The usual rivalry between student fans took a different tone recently at a basketball game between Coronado and Monterey high schools as students from Coronado launched a terse and cutting chant to their crosstown opponent.
“4A. (clap, clap, clap) No thanks,” Mustang students yelled.
Both schools knew the University Interscholastic League realignments would be announced soon, and most speculated Monterey and Lubbock high schools would drop in classification from 5A to 4A, leaving Coronado as the only 5A competitor in the Lubbock Independent School District.
Thursday morning, the expected changes for Lubbock High and Monterey became reality. Coronado remained a 5A school.
The two Lubbock ISD schools will join Frenship, Plainview, Hereford and San Angelo Lake View in the new District 4-4A.
Lubbock High School’s greatest rival was Amarillo High School until Monterey was opened in 1955, and the rivalry shifted.
Similarly, when Coronado opened in 1965, new rivalries blossomed immediately among the three schools.
For the first time in decades,
the three Lubbock ISD schools will not be in the same district.
“There’s a certain sadness about not being in the district with Monterey and Lubbock High, but we’re very excited about the new challenges,” Coronado Principal Lynn Akin said.
Coronado’s new district opponents — Abilene, Abilene Cooper, Midland, Midland Lee, Odessa, Odessa Permian, Amarillo Tascosa and San Angelo Central — are fine schools, bringing quality and challenging competition to athletic and academic UIL activities, he said.
Principals at Lubbock and Monterey high schools also see the change as positive and so do many fans and supporters.
Lubbock High moves from being one of the smallest 5A schools to one of the largest 4A schools, said Principal Doug Young.
Principal Joe Williams of Monterey said some of his coaches may be disappointed and feel they are losing prestige, but their teams will compete against schools closer to Monterey’s size.
Mike Shipman, a 1989 Lubbock High graduate and member of booster clubs for football and baseball, used Estacado High’s shift to 3A as an example of realignment as good.
“Look at Estacado. They have fallen to 3A, and they have had wonderful success,” he said.
Rex Fuller, a longtime Lubbock High football booster, sees the change as good for the Westerners. “Some feel like it hurts to get dropped back, but it doesn’t feel as bad as getting your head handed to you every time you play,” Fuller said.
Steve Hensley, Monterey booster club president, echoed Fuller, saying he has felt like Monterey has been playing with one hand tied behind its back when faced with much bigger schools in recent years.
“If Monterey competes better, I don’t think we’ll hear much negative about it,” he said.
More reaction from all sides
Retired Lubbock ISD Fine Arts Director Doyle Gammill, who graduated from Lubbock High and later was band director at Monterey, doesn’t like the change in classification for the two schools.
“I hate that they went to 4A,” he said. “I think it is demoralizing to think that we have to go down instead of staying where we are and growing every year.”

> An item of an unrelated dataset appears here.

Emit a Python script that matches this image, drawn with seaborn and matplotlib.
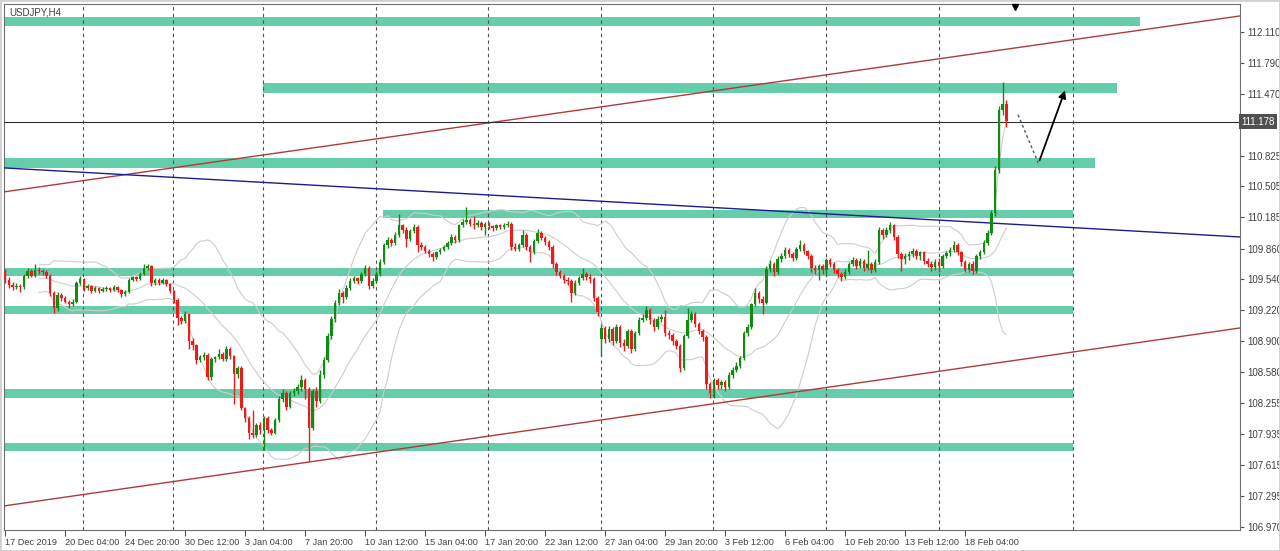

Gammill recalled he’d just finished his sophomore year in 1955 when half the class was split off and moved to Monterey.
“A lot of us, deep down, wanted to go to the new school,” he said.
Gammill’s family lived on the Lubbock High side of the boundary line, and he stayed a Westerner. An immediate rivalry sprang up between the schools.
“We always wanted to beat the heck out of them,” he said.
Braxton Arnold, Monterey student body president, is happy his school and Lubbock are in the same district.
“We’re excited to continue the rivalry with Lubbock High and the Spurs tradition. It’s also going to be exciting to play Frenship in a district setting,” Arnold said.
Longtime Monterey football coach James Odom said he thinks the Spurs tradition began in Monterey’s second year. The winner of the Lubbock High-Monterey game each year keeps a pair of silver spurs until the next meeting.
The bigger 5A schools have 800 or more students than Monterey does, Odom said. That is a big difference when it comes to the number of kids who go out for football, he noted.
“I’m glad for (Monterey’s players) because it gives them a better chance to compete,” Odom said.
Former Coronado football booster president Jason Owen didn’t like the changes.
“If Monterey and Lubbock High dropped down, I would like to see Coronado drop down, too,” he said.
Coronado is boxed in within its boundaries and can’t grow the way Frenship and Lubbock-Cooper can, he said.
Because about half of Lubbock High’s student population is academic magnet students, a smaller percentage go out for athletics than in a non-magnet school, Young said.
In terms of the number of students who participate in sports, Lubbock High has been more like a small 4A school or large 3A school, he said.
Shipman said he thought Lubbock High should have been classified as a 3A school for that reason.
Shipman’s grandmother attended Lubbock High in the 1930s and told him the rivalry with Amarillo was so intense the school would be closed when the game was in Amarillo, and almost all of the student body would ride the train there.
“I hate losing the Amarillo schools. It feels funny we aren’t going to be playing them,” he said.